STUART TAYLOR, The American Lawyer: It began, well, it goes back for years in terms of negotiations between Independent Counsel Kenneth Starr and the White House over whether you could have certain documents, but it came to a head last summer when the White House decided to draw a line in the sand and say you may not have these notes of conversations between the First Lady and White House lawyers because they are protected by the attorney-client privilege, and Starr said, no, they’re not and subpoenaed them and precipitated the court battle which ended today.
JIM LEHRER: And the appeals court ruled–which the Supreme Court agreed with today–that they were not protected by attorney-client privilege.
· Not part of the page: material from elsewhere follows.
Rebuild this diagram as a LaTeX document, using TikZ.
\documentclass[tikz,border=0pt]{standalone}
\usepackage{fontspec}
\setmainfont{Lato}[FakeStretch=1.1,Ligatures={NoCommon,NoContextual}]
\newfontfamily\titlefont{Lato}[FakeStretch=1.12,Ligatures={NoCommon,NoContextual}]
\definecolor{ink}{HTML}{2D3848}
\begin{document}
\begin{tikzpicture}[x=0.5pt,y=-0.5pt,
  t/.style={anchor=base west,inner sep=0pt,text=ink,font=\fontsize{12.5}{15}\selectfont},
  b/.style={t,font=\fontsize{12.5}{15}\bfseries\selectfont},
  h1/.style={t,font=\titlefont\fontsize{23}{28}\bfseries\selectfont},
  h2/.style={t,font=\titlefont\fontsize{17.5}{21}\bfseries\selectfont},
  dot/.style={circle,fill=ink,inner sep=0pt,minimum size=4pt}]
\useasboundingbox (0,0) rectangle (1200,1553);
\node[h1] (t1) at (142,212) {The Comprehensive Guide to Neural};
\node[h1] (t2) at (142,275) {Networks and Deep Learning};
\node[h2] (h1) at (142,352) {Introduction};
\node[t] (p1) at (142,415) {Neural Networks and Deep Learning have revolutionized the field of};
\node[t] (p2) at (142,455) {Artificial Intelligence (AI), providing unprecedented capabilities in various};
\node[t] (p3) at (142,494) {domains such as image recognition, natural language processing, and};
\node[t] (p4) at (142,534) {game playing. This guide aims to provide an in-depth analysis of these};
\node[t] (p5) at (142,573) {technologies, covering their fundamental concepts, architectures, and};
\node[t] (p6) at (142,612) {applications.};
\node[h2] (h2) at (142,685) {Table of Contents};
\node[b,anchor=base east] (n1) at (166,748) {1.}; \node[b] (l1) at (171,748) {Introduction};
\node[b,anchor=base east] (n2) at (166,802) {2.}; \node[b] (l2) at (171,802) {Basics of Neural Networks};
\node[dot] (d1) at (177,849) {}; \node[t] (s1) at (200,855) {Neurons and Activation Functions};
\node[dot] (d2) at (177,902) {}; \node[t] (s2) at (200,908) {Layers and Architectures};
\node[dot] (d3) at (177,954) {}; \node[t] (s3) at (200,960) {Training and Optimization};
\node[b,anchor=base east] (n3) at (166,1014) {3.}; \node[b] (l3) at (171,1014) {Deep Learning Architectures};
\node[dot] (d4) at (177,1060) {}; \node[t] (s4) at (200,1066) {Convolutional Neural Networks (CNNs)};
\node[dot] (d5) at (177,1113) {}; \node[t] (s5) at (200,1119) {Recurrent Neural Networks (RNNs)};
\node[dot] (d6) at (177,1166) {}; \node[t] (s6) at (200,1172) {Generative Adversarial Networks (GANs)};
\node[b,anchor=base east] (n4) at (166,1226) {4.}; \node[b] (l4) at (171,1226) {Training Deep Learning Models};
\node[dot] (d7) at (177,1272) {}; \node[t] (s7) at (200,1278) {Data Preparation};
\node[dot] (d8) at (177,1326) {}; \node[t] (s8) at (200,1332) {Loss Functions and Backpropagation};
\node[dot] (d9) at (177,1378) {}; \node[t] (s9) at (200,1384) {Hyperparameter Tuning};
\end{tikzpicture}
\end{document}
Now, we don’t know–we’ll get to that in a minute–we don’t know what the Supreme Court–
STUART TAYLOR: The Supreme Court didn’t exactly agree with it.
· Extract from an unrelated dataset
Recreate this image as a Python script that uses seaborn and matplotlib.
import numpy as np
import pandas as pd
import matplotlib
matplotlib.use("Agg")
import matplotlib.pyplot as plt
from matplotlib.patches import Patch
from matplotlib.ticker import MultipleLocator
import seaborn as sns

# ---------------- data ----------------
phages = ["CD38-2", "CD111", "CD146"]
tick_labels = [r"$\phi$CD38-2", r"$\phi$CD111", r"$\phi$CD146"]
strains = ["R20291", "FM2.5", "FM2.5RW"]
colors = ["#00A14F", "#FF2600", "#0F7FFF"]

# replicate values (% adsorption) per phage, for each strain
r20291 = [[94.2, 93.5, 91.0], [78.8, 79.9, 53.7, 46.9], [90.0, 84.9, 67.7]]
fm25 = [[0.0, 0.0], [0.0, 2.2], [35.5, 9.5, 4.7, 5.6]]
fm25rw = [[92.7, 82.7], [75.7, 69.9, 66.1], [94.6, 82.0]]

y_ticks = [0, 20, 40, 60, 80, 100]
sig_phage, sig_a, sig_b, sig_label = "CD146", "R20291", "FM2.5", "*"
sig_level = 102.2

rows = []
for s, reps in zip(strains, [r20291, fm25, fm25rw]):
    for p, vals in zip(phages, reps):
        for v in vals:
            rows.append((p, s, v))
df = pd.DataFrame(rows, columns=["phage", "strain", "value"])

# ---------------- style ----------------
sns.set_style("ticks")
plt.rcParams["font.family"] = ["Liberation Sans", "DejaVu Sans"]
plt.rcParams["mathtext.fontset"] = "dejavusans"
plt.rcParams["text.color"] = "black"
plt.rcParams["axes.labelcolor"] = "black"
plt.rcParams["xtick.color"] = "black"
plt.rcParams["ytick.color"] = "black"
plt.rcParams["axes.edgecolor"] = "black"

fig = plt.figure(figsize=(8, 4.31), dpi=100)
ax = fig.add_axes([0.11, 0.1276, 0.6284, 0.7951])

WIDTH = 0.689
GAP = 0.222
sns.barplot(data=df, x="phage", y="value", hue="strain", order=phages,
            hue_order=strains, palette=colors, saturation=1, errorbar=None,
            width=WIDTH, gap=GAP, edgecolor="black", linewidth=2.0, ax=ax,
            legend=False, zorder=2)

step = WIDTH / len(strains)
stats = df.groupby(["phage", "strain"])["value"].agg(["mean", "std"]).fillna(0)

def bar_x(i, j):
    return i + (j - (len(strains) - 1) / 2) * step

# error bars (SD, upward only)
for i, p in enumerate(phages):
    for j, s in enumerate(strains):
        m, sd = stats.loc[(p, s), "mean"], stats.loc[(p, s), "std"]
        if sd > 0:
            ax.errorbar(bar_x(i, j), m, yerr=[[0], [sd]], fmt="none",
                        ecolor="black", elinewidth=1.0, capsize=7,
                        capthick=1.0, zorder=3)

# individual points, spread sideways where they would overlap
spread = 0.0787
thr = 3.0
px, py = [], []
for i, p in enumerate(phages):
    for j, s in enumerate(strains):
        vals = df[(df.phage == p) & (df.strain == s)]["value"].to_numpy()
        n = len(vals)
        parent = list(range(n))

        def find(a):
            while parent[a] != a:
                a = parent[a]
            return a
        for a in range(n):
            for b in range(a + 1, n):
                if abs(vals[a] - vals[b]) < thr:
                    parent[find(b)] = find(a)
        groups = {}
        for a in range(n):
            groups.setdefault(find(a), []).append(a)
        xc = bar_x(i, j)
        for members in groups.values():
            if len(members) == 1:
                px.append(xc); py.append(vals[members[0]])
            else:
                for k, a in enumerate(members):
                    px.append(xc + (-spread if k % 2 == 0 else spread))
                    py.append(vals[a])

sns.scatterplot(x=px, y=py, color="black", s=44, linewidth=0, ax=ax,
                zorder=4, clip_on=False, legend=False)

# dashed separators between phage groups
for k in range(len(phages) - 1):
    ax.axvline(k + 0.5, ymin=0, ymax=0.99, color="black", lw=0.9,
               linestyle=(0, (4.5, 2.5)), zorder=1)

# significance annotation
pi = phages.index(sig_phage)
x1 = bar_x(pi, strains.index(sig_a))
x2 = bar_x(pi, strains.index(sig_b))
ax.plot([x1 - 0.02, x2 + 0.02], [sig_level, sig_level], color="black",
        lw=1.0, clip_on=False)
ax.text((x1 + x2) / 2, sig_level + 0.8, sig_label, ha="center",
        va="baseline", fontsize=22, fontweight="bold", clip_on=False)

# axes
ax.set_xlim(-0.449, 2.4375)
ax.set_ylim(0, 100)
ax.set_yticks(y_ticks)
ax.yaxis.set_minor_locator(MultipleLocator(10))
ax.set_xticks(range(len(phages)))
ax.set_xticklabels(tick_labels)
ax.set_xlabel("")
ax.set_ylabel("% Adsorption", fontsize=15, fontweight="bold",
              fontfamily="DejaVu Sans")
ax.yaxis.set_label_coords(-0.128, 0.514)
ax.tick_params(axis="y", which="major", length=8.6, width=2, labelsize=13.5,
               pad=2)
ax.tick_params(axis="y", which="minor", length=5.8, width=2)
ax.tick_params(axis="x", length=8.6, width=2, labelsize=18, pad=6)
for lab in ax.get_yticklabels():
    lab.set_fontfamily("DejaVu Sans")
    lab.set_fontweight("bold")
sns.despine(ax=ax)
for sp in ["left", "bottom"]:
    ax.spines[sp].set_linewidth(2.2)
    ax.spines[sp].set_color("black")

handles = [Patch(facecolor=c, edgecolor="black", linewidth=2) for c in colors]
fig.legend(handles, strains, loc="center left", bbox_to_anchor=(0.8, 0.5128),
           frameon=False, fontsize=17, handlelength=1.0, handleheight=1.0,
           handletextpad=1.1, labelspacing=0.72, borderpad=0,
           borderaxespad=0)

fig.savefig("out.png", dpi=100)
JIM LEHRER: Didn’t exactly agree, but the ruling that they were judging was the appeals court, so what did the appeals court say for turning down the White House lawyers’s appeal on this?
STUART TAYLOR: The U.S. Court of Appeals for the 8th Circuit ruled very broadly in an opinion by a Reagan appointee named Pasco Bowman in April, and it was just unsealed in May, that the attorney-client privilege never protects any conversation any government lawyer has with the President, the First Lady, or anyone else against a federal grand jury subpoena.